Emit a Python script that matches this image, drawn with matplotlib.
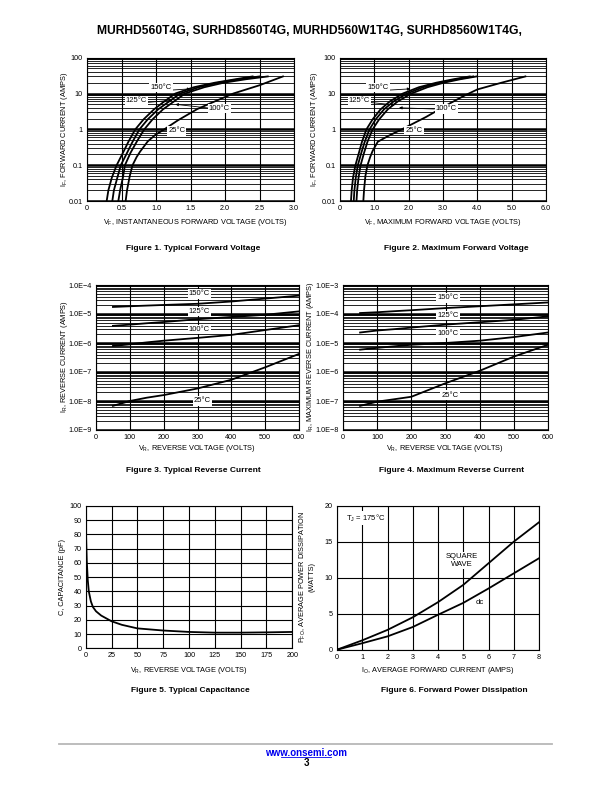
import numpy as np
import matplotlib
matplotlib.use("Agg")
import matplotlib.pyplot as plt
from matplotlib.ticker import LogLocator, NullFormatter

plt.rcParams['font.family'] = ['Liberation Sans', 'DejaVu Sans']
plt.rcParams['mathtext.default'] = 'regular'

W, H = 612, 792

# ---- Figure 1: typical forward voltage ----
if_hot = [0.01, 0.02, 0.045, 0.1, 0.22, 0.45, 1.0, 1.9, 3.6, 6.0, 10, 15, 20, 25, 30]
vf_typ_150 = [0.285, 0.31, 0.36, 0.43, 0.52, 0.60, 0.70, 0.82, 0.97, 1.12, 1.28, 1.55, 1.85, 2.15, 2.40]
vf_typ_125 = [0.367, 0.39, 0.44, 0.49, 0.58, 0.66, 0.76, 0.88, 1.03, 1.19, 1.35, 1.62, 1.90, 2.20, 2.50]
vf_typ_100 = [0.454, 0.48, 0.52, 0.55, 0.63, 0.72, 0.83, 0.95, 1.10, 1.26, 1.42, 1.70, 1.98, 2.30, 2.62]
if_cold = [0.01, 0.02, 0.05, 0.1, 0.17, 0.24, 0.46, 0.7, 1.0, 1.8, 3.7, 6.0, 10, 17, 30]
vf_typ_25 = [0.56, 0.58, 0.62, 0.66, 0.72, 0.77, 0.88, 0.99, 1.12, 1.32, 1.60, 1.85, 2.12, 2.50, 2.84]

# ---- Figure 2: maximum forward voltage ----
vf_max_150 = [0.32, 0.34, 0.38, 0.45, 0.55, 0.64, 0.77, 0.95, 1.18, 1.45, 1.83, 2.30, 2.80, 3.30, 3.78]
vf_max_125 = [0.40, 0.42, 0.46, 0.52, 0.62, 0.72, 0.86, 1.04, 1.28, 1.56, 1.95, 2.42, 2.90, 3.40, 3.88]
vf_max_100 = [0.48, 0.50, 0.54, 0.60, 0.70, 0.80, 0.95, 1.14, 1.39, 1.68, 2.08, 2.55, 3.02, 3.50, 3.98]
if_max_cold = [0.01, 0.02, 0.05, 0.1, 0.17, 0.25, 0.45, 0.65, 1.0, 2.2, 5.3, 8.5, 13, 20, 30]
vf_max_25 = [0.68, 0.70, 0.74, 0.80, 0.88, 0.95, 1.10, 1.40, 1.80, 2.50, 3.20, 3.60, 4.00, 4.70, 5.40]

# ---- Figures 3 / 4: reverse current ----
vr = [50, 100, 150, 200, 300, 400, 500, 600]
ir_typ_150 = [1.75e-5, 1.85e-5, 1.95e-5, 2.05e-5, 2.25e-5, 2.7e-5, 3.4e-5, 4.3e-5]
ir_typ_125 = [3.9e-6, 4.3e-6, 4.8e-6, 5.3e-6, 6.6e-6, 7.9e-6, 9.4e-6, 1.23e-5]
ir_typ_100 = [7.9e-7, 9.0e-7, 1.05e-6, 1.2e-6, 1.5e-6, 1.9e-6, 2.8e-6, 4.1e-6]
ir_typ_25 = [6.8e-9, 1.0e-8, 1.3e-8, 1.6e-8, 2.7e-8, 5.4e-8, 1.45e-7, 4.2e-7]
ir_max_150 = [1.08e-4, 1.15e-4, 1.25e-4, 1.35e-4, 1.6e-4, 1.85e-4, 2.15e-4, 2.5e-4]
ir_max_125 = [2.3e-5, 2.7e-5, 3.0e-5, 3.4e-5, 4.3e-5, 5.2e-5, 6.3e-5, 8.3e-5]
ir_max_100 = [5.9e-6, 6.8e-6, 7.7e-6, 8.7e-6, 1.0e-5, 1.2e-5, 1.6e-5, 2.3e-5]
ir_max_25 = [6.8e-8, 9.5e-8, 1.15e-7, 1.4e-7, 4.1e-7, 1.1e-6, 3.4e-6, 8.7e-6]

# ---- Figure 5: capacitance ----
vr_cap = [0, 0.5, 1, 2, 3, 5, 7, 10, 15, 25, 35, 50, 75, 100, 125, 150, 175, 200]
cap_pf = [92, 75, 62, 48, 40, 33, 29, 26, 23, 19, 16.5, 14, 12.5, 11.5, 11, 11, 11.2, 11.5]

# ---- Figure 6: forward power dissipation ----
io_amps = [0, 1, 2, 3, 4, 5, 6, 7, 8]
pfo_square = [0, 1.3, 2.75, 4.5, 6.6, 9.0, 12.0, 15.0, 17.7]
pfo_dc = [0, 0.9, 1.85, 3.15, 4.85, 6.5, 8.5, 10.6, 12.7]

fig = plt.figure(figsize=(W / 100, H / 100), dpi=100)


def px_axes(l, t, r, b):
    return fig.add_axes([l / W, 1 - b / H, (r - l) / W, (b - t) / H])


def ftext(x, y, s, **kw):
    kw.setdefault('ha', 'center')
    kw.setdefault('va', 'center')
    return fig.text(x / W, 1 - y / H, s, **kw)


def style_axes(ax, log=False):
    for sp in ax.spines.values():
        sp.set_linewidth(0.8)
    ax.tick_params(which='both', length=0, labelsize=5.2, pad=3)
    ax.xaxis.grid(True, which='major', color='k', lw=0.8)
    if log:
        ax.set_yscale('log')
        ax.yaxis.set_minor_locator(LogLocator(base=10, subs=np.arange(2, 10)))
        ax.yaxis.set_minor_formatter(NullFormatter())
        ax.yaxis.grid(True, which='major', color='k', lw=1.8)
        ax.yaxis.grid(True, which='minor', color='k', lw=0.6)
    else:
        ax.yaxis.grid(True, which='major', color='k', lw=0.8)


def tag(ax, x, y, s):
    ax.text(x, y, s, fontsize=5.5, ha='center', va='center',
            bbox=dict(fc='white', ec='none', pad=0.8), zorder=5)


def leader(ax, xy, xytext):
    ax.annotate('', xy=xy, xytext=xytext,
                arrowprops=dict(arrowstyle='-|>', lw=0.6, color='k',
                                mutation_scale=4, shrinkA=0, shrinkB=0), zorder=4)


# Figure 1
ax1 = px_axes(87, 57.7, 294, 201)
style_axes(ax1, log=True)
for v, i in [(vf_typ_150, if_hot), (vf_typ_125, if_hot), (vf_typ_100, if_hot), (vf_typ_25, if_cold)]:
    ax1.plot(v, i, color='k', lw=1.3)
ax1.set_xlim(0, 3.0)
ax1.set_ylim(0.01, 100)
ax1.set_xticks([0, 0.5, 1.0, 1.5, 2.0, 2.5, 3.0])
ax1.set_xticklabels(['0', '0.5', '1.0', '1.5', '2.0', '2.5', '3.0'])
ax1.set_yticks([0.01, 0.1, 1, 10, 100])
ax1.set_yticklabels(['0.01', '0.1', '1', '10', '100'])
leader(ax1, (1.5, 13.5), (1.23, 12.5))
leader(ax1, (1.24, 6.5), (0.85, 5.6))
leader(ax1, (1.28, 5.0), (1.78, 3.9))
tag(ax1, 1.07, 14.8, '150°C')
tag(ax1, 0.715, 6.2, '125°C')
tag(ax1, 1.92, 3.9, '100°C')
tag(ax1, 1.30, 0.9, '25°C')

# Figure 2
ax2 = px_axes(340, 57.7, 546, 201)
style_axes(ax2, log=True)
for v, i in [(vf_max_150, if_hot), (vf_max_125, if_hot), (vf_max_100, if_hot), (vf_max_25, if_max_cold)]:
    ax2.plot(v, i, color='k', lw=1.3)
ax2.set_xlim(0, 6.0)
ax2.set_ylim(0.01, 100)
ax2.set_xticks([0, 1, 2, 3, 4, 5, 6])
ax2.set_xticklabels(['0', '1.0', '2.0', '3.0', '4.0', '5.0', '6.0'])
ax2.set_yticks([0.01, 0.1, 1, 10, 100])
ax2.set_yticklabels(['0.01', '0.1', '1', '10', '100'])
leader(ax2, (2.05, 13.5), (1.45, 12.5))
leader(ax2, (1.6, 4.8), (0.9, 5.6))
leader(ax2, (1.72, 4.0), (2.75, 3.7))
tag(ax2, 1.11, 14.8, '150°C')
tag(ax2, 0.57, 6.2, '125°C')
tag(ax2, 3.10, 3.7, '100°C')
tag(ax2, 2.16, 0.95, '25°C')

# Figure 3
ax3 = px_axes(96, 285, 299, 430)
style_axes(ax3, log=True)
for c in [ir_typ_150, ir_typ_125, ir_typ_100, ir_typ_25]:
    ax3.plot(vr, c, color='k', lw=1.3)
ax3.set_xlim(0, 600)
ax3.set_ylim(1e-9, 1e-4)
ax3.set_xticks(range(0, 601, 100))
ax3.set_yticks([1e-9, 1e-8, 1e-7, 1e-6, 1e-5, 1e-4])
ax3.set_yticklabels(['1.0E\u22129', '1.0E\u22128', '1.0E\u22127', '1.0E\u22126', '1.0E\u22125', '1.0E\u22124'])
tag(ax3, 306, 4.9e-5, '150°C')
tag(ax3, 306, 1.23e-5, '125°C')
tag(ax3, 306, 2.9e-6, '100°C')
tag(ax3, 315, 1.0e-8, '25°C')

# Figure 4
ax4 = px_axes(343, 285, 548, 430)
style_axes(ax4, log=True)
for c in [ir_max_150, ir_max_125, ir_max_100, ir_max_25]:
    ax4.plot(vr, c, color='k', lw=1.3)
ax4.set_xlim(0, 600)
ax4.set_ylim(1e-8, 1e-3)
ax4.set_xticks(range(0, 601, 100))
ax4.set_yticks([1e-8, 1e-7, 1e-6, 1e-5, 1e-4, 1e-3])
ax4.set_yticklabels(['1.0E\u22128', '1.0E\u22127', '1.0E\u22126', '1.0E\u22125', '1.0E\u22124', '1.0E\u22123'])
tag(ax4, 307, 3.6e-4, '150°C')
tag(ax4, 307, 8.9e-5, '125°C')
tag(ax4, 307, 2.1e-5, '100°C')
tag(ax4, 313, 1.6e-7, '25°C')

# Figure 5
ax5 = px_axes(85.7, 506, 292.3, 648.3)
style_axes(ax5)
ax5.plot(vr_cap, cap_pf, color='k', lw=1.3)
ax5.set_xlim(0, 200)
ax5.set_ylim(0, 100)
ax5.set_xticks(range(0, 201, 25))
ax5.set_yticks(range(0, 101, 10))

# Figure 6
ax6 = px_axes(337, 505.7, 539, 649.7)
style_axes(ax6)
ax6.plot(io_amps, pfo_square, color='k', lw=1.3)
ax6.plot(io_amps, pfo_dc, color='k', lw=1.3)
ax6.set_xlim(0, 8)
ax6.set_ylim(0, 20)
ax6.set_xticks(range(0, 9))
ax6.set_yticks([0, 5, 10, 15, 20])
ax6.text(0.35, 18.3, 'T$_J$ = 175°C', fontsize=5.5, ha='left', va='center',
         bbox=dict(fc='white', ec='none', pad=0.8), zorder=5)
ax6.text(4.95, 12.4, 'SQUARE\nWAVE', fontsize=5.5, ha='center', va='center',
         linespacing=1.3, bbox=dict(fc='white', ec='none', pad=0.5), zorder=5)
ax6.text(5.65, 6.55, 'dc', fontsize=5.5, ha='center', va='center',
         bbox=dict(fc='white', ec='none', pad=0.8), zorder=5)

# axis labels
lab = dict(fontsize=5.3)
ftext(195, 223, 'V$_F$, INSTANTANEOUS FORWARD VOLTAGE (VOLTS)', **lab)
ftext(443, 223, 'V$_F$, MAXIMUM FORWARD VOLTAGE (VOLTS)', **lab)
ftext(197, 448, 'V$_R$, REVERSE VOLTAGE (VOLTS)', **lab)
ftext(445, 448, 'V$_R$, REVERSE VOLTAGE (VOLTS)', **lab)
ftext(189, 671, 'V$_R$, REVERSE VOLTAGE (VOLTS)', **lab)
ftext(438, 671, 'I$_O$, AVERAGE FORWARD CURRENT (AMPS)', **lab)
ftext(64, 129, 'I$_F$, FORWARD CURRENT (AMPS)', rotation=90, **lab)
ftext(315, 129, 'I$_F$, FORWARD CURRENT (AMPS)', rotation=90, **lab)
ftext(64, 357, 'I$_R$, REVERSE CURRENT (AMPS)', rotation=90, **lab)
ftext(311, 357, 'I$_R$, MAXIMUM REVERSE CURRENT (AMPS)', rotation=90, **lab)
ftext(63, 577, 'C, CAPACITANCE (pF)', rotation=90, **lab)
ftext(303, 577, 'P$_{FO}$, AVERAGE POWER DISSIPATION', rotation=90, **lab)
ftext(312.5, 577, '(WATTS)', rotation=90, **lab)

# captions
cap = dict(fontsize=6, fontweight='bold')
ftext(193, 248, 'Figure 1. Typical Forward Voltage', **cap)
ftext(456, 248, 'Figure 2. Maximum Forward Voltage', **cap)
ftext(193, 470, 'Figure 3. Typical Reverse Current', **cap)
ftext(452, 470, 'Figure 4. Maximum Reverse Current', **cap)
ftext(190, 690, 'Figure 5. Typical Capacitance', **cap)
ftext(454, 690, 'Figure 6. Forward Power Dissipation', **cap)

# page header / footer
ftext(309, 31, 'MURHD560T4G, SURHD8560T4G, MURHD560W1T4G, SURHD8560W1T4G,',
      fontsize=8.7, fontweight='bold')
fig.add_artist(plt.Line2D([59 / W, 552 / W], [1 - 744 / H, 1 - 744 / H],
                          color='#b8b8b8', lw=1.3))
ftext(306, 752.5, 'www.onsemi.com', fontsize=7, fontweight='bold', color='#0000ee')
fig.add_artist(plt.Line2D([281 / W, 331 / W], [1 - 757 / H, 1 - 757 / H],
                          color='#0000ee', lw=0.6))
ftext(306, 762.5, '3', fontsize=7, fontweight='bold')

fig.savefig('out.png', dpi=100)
______________________________
Your task>
Exactly reproduce the run of lines from the start of the listing through the line with "W, H = 612, 792", inclusive; pictures are not copied.

Solution below>
Emit a Python script that matches this image, drawn with matplotlib.
import numpy as np
import matplotlib
matplotlib.use("Agg")
import matplotlib.pyplot as plt
from matplotlib.ticker import LogLocator, NullFormatter

plt.rcParams['font.family'] = ['Liberation Sans', 'DejaVu Sans']
plt.rcParams['mathtext.default'] = 'regular'

W, H = 612, 792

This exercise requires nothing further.